Jason
Jason

Reputation: 1069

Portable shell solution to check if PID is zombied

I want to check if a PID is running (that is, exists and is not zombied).

It's really quick to do from /proc/$PID/stat but I'd like something more portable.

The best I have right now is:

( STAT="$(ps -ostat= -p$PID)"; test "$STAT" -a "$STAT" "!=" "Z" )

Which seems to work on BSD and Linux. Is there a better way?

Upvotes: 25

Views: 610

Answers (2)

hairy yuppie
hairy yuppie

Reputation: 321

Hopefully POSIX compliant. Tested with dash. To use it, save it with your favorite editor, make it executable (chmod 755 foo.sh), and run it with a PID argument.

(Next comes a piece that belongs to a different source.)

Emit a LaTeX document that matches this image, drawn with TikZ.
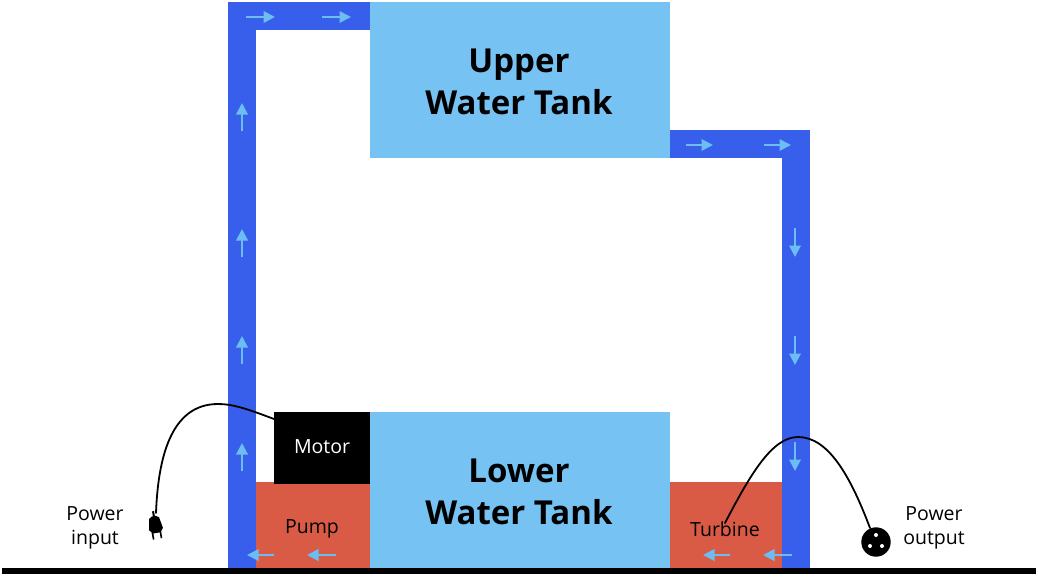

Of course you can adapt it as needed.

#!/bin/sh
pid="$1";
psout=$(ps -o s= -p "$pid");
pattern='[SRDTWX]';

case "$psout" in 
    $pattern) echo "Not a zombie";;
    Z) echo "Zombie found";;
    *) echo "Incorrect input";; 
esac

Upvotes: 1

Bastian Bittorf
Bastian Bittorf

Reputation: 507

IMHO parsing the output of 'ps' is the most portable way. all the 'ps' variant out there differ a little bit in the syntax, but the overall output is good enough:

#!/bin/sh

process_show()
{
  ps
  ps ax
}

pid_is_zombie()
{
  pid="$1"

  process_show | while read -r LINE; do
    # e.g.: 31446 pts/7    R+     0:00 ps ax
    set -f
    set +f -- $LINE

    test "$1" = "$pid" || continue
    case "$3" in *'Z'*) return 0;; esac
  done

  return 1
}

pid_is_zombie 123 && echo "yes it is"

even 'ps ax' is not possible everywhere, so we must try 'ps' and 'ps ax'.